-- begin --
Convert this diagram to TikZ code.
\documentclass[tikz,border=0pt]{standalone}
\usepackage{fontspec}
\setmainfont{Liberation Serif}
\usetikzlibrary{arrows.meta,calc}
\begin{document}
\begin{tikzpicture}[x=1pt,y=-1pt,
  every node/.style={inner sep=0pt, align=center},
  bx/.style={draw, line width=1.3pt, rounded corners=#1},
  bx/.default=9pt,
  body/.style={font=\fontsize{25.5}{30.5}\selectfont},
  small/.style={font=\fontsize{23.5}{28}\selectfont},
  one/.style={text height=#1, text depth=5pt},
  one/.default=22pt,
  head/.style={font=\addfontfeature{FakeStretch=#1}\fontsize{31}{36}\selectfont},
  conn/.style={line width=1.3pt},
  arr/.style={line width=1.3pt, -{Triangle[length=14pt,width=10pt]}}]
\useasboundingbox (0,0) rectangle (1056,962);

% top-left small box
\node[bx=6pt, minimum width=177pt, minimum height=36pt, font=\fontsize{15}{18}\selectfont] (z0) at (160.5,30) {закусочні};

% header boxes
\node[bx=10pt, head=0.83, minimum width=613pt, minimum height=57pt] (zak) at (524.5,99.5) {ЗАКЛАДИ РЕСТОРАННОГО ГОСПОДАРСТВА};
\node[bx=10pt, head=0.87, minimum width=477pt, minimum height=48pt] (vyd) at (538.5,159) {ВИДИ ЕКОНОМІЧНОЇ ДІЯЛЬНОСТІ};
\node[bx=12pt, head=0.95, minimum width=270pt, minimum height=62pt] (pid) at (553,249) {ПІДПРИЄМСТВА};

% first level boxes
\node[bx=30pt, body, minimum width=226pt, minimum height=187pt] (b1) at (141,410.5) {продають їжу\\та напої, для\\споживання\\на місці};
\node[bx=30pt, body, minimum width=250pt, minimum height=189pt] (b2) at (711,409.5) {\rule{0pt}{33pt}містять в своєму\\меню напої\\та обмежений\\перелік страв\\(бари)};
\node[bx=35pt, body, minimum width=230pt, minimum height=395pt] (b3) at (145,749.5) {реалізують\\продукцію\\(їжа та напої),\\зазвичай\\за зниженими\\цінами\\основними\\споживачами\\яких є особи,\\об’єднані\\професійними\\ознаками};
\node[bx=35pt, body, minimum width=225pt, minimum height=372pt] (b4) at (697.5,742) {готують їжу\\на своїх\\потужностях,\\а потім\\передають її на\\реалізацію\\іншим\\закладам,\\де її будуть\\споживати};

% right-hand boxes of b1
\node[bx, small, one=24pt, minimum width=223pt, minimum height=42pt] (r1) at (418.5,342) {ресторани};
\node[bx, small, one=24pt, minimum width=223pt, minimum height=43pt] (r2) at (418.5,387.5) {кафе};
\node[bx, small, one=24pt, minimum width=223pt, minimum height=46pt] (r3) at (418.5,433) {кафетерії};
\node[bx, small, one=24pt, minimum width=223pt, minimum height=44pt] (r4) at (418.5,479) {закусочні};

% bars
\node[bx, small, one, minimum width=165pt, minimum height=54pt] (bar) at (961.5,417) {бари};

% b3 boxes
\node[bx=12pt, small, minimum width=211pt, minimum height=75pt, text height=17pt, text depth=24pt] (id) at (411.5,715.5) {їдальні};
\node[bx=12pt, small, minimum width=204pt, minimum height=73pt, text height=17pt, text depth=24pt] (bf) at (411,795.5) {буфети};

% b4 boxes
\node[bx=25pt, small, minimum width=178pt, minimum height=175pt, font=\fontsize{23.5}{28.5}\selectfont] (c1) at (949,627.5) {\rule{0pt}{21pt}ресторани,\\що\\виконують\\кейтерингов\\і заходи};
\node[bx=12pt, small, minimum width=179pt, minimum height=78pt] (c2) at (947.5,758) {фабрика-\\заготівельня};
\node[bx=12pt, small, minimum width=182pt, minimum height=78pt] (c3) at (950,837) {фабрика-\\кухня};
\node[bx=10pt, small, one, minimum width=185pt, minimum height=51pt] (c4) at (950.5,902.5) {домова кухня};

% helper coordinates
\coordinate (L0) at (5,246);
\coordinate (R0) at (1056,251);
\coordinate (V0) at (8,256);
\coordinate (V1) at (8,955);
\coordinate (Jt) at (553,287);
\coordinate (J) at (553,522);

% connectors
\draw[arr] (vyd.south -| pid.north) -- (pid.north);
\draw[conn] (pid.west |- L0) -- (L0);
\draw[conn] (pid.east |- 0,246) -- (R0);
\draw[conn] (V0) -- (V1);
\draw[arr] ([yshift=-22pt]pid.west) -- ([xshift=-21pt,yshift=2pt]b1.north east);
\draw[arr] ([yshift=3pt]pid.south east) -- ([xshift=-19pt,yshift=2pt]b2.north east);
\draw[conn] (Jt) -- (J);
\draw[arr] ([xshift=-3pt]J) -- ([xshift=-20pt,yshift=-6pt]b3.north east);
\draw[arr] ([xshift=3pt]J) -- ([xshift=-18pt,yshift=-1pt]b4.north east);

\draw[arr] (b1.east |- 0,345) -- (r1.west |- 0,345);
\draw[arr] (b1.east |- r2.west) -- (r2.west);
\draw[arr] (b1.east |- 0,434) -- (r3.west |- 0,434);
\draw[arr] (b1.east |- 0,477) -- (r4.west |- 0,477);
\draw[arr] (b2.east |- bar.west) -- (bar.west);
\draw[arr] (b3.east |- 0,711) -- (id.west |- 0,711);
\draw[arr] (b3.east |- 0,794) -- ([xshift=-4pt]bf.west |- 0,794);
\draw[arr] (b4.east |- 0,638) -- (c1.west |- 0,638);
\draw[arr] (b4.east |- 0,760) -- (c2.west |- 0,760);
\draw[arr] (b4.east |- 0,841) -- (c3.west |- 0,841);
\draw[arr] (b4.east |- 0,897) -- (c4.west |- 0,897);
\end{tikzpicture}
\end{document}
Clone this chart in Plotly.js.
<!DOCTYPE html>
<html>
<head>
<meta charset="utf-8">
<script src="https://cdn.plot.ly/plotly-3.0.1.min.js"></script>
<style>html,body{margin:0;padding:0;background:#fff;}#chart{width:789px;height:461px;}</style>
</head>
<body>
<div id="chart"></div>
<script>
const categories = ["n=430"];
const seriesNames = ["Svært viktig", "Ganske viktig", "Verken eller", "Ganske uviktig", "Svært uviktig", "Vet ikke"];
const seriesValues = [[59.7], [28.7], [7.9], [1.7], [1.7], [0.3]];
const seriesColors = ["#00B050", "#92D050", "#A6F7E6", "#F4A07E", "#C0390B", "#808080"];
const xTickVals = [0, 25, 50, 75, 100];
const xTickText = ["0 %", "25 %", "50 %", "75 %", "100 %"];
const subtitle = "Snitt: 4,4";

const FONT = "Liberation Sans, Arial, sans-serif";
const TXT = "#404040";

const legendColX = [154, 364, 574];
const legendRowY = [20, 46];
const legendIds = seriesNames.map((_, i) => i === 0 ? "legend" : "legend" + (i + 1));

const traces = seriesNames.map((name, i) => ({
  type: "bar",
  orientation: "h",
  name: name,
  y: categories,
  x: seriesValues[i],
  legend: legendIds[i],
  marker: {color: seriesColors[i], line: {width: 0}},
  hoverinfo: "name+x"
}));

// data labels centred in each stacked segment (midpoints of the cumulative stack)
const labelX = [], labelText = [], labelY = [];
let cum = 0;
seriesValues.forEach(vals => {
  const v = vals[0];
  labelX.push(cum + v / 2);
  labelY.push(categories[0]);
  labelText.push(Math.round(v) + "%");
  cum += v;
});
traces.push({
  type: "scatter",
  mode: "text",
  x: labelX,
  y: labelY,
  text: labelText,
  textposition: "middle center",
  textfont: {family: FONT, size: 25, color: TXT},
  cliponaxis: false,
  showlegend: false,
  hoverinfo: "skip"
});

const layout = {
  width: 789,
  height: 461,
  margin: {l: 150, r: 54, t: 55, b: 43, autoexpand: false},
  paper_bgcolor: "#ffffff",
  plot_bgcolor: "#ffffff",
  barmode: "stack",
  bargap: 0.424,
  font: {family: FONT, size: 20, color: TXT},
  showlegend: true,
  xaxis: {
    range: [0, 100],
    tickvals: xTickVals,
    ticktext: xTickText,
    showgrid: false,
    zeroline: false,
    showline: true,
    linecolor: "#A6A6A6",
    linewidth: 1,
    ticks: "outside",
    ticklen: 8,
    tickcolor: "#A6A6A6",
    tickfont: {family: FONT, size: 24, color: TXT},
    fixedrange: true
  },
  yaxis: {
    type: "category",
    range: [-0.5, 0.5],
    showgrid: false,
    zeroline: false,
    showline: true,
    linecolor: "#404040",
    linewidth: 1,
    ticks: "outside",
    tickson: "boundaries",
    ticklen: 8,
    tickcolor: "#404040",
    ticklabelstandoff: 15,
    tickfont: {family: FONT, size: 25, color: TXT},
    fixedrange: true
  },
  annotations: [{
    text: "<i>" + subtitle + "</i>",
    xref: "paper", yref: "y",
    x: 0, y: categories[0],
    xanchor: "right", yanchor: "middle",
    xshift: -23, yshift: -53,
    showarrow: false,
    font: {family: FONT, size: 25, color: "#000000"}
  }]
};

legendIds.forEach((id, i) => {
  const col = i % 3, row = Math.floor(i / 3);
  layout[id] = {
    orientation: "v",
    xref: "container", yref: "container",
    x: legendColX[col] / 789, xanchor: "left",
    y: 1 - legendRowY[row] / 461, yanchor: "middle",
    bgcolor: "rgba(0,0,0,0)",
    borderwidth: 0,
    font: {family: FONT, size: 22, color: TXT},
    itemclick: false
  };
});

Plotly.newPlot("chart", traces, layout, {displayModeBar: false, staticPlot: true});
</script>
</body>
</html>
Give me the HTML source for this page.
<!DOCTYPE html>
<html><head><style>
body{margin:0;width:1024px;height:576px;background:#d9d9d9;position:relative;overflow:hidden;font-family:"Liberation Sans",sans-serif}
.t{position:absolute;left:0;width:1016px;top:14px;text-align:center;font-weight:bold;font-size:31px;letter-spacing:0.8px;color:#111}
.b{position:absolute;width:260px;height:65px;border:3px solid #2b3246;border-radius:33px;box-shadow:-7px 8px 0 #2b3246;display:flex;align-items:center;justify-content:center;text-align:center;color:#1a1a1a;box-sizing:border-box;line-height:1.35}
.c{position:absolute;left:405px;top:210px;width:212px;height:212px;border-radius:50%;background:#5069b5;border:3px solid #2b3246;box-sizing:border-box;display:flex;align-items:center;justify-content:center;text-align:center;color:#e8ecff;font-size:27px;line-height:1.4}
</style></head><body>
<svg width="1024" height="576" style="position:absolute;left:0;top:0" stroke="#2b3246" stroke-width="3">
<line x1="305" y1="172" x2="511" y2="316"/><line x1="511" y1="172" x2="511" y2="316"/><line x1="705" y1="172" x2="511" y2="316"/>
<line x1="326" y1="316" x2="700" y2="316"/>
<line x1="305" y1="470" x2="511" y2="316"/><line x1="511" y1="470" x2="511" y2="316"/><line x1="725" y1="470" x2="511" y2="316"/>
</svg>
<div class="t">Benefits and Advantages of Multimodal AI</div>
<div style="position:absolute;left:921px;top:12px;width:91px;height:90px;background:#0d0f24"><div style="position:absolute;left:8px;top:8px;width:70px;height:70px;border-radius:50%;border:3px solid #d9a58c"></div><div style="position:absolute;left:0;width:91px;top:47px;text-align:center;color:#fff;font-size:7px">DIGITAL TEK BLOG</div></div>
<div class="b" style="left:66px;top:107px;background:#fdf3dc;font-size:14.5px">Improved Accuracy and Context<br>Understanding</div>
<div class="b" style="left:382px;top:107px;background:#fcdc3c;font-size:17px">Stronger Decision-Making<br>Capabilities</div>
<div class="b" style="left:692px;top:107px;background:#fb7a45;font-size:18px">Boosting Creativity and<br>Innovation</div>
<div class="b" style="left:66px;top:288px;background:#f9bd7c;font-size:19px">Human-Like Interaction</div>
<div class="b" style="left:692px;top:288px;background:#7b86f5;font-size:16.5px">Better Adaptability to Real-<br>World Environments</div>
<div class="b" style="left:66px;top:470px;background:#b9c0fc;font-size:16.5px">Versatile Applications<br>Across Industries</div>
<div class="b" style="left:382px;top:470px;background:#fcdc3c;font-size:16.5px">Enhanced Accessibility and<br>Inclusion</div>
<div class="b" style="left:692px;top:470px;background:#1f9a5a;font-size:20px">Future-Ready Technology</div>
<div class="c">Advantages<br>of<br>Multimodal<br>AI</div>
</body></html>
-- end --
## Task to carry out:
Please give an exact restatement of only the lines from the beginning of the material above to the line with "minimum width=225pt, minimum", inclusive.

## Response below:
Convert this diagram to TikZ code.
\documentclass[tikz,border=0pt]{standalone}
\usepackage{fontspec}
\setmainfont{Liberation Serif}
\usetikzlibrary{arrows.meta,calc}
\begin{document}
\begin{tikzpicture}[x=1pt,y=-1pt,
  every node/.style={inner sep=0pt, align=center},
  bx/.style={draw, line width=1.3pt, rounded corners=#1},
  bx/.default=9pt,
  body/.style={font=\fontsize{25.5}{30.5}\selectfont},
  small/.style={font=\fontsize{23.5}{28}\selectfont},
  one/.style={text height=#1, text depth=5pt},
  one/.default=22pt,
  head/.style={font=\addfontfeature{FakeStretch=#1}\fontsize{31}{36}\selectfont},
  conn/.style={line width=1.3pt},
  arr/.style={line width=1.3pt, -{Triangle[length=14pt,width=10pt]}}]
\useasboundingbox (0,0) rectangle (1056,962);

% top-left small box
\node[bx=6pt, minimum width=177pt, minimum height=36pt, font=\fontsize{15}{18}\selectfont] (z0) at (160.5,30) {закусочні};

% header boxes
\node[bx=10pt, head=0.83, minimum width=613pt, minimum height=57pt] (zak) at (524.5,99.5) {ЗАКЛАДИ РЕСТОРАННОГО ГОСПОДАРСТВА};
\node[bx=10pt, head=0.87, minimum width=477pt, minimum height=48pt] (vyd) at (538.5,159) {ВИДИ ЕКОНОМІЧНОЇ ДІЯЛЬНОСТІ};
\node[bx=12pt, head=0.95, minimum width=270pt, minimum height=62pt] (pid) at (553,249) {ПІДПРИЄМСТВА};

% first level boxes
\node[bx=30pt, body, minimum width=226pt, minimum height=187pt] (b1) at (141,410.5) {продають їжу\\та напої, для\\споживання\\на місці};
\node[bx=30pt, body, minimum width=250pt, minimum height=189pt] (b2) at (711,409.5) {\rule{0pt}{33pt}містять в своєму\\меню напої\\та обмежений\\перелік страв\\(бари)};
\node[bx=35pt, body, minimum width=230pt, minimum height=395pt] (b3) at (145,749.5) {реалізують\\продукцію\\(їжа та напої),\\зазвичай\\за зниженими\\цінами\\основними\\споживачами\\яких є особи,\\об’єднані\\професійними\\ознаками};
\node[bx=35pt, body, minimum width=225pt, minimum height=372pt] (b4) at (697.5,742) {готують їжу\\на своїх\\потужностях,\\а потім\\передають її на\\реалізацію\\іншим\\закладам,\\де її будуть\\споживати};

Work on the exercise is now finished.